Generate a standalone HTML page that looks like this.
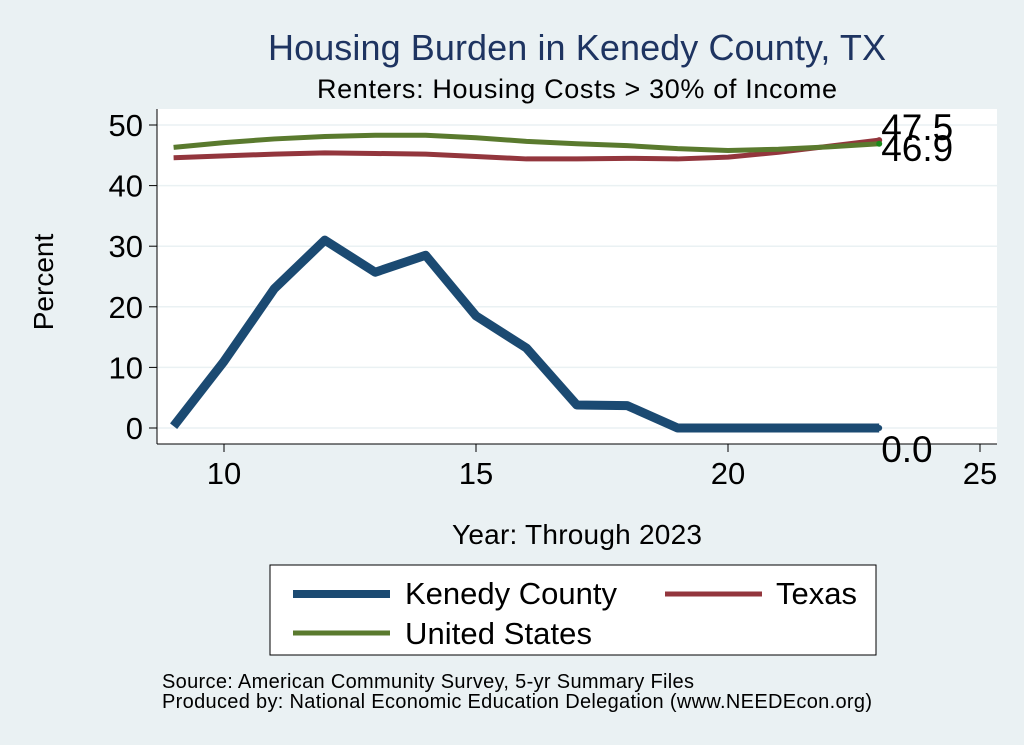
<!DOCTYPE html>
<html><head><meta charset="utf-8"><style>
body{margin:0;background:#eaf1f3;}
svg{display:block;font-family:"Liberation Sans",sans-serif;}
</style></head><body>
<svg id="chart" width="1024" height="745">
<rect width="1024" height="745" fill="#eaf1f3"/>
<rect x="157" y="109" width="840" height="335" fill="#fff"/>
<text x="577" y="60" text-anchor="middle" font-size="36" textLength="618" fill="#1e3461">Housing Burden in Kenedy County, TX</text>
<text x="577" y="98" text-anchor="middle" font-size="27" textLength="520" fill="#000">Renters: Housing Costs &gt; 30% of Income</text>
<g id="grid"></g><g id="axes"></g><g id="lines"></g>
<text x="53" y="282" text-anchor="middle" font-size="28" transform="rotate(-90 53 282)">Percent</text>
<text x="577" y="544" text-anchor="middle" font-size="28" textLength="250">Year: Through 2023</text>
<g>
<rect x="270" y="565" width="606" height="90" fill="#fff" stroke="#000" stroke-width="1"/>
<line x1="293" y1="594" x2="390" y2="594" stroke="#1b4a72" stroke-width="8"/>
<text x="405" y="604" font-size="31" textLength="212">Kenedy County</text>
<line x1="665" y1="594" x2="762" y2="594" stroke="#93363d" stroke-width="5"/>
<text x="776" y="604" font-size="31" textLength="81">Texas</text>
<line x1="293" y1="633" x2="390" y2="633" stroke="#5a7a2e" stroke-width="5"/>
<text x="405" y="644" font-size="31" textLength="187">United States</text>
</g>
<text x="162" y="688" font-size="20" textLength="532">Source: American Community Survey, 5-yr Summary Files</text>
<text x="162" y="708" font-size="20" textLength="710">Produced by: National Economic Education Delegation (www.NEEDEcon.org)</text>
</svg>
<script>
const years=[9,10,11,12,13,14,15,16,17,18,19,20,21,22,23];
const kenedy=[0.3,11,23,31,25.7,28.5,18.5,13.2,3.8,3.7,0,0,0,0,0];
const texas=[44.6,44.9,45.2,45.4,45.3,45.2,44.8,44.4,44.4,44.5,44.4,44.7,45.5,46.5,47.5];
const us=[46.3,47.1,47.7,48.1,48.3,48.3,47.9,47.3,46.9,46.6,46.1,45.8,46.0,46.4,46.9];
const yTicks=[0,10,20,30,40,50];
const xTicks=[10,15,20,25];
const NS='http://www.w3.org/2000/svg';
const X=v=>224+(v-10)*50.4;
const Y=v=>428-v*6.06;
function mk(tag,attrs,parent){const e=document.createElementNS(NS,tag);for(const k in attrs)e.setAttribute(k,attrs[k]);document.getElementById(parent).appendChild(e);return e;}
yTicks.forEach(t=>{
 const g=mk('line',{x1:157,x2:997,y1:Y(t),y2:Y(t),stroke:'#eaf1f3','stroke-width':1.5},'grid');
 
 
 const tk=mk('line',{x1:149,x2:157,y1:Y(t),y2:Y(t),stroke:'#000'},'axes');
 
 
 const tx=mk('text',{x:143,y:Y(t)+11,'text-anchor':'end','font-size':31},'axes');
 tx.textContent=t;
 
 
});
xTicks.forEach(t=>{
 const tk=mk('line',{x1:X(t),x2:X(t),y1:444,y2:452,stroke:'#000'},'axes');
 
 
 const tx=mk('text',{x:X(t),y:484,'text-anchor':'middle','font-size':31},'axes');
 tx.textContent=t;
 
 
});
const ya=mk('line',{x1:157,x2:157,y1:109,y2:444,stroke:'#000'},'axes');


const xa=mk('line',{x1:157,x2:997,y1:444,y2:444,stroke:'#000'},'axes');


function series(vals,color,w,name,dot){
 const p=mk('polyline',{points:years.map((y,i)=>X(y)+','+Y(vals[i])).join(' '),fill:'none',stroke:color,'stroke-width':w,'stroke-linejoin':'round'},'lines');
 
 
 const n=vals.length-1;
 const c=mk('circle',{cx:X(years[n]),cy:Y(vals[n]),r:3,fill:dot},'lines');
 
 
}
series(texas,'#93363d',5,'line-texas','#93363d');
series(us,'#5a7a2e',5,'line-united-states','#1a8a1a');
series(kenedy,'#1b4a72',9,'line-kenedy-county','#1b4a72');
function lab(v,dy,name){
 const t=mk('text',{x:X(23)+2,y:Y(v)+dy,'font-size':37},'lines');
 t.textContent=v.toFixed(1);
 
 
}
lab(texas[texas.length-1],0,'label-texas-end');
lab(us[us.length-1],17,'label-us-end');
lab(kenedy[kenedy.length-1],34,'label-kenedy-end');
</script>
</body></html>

------

SHORT TASK:
Quote the material in full and exactly; do not carry over its pictures.

THE SOLUTION:
Generate a standalone HTML page that looks like this.
<!DOCTYPE html>
<html><head><meta charset="utf-8"><style>
body{margin:0;background:#eaf1f3;}
svg{display:block;font-family:"Liberation Sans",sans-serif;}
</style></head><body>
<svg id="chart" width="1024" height="745">
<rect width="1024" height="745" fill="#eaf1f3"/>
<rect x="157" y="109" width="840" height="335" fill="#fff"/>
<text x="577" y="60" text-anchor="middle" font-size="36" textLength="618" fill="#1e3461">Housing Burden in Kenedy County, TX</text>
<text x="577" y="98" text-anchor="middle" font-size="27" textLength="520" fill="#000">Renters: Housing Costs &gt; 30% of Income</text>
<g id="grid"></g><g id="axes"></g><g id="lines"></g>
<text x="53" y="282" text-anchor="middle" font-size="28" transform="rotate(-90 53 282)">Percent</text>
<text x="577" y="544" text-anchor="middle" font-size="28" textLength="250">Year: Through 2023</text>
<g>
<rect x="270" y="565" width="606" height="90" fill="#fff" stroke="#000" stroke-width="1"/>
<line x1="293" y1="594" x2="390" y2="594" stroke="#1b4a72" stroke-width="8"/>
<text x="405" y="604" font-size="31" textLength="212">Kenedy County</text>
<line x1="665" y1="594" x2="762" y2="594" stroke="#93363d" stroke-width="5"/>
<text x="776" y="604" font-size="31" textLength="81">Texas</text>
<line x1="293" y1="633" x2="390" y2="633" stroke="#5a7a2e" stroke-width="5"/>
<text x="405" y="644" font-size="31" textLength="187">United States</text>
</g>
<text x="162" y="688" font-size="20" textLength="532">Source: American Community Survey, 5-yr Summary Files</text>
<text x="162" y="708" font-size="20" textLength="710">Produced by: National Economic Education Delegation (www.NEEDEcon.org)</text>
</svg>
<script>
const years=[9,10,11,12,13,14,15,16,17,18,19,20,21,22,23];
const kenedy=[0.3,11,23,31,25.7,28.5,18.5,13.2,3.8,3.7,0,0,0,0,0];
const texas=[44.6,44.9,45.2,45.4,45.3,45.2,44.8,44.4,44.4,44.5,44.4,44.7,45.5,46.5,47.5];
const us=[46.3,47.1,47.7,48.1,48.3,48.3,47.9,47.3,46.9,46.6,46.1,45.8,46.0,46.4,46.9];
const yTicks=[0,10,20,30,40,50];
const xTicks=[10,15,20,25];
const NS='http://www.w3.org/2000/svg';
const X=v=>224+(v-10)*50.4;
const Y=v=>428-v*6.06;
function mk(tag,attrs,parent){const e=document.createElementNS(NS,tag);for(const k in attrs)e.setAttribute(k,attrs[k]);document.getElementById(parent).appendChild(e);return e;}
yTicks.forEach(t=>{
 const g=mk('line',{x1:157,x2:997,y1:Y(t),y2:Y(t),stroke:'#eaf1f3','stroke-width':1.5},'grid');
 
 
 const tk=mk('line',{x1:149,x2:157,y1:Y(t),y2:Y(t),stroke:'#000'},'axes');
 
 
 const tx=mk('text',{x:143,y:Y(t)+11,'text-anchor':'end','font-size':31},'axes');
 tx.textContent=t;
 
 
});
xTicks.forEach(t=>{
 const tk=mk('line',{x1:X(t),x2:X(t),y1:444,y2:452,stroke:'#000'},'axes');
 
 
 const tx=mk('text',{x:X(t),y:484,'text-anchor':'middle','font-size':31},'axes');
 tx.textContent=t;
 
 
});
const ya=mk('line',{x1:157,x2:157,y1:109,y2:444,stroke:'#000'},'axes');


const xa=mk('line',{x1:157,x2:997,y1:444,y2:444,stroke:'#000'},'axes');


function series(vals,color,w,name,dot){
 const p=mk('polyline',{points:years.map((y,i)=>X(y)+','+Y(vals[i])).join(' '),fill:'none',stroke:color,'stroke-width':w,'stroke-linejoin':'round'},'lines');
 
 
 const n=vals.length-1;
 const c=mk('circle',{cx:X(years[n]),cy:Y(vals[n]),r:3,fill:dot},'lines');
 
 
}
series(texas,'#93363d',5,'line-texas','#93363d');
series(us,'#5a7a2e',5,'line-united-states','#1a8a1a');
series(kenedy,'#1b4a72',9,'line-kenedy-county','#1b4a72');
function lab(v,dy,name){
 const t=mk('text',{x:X(23)+2,y:Y(v)+dy,'font-size':37},'lines');
 t.textContent=v.toFixed(1);
 
 
}
lab(texas[texas.length-1],0,'label-texas-end');
lab(us[us.length-1],17,'label-us-end');
lab(kenedy[kenedy.length-1],34,'label-kenedy-end');
</script>
</body></html>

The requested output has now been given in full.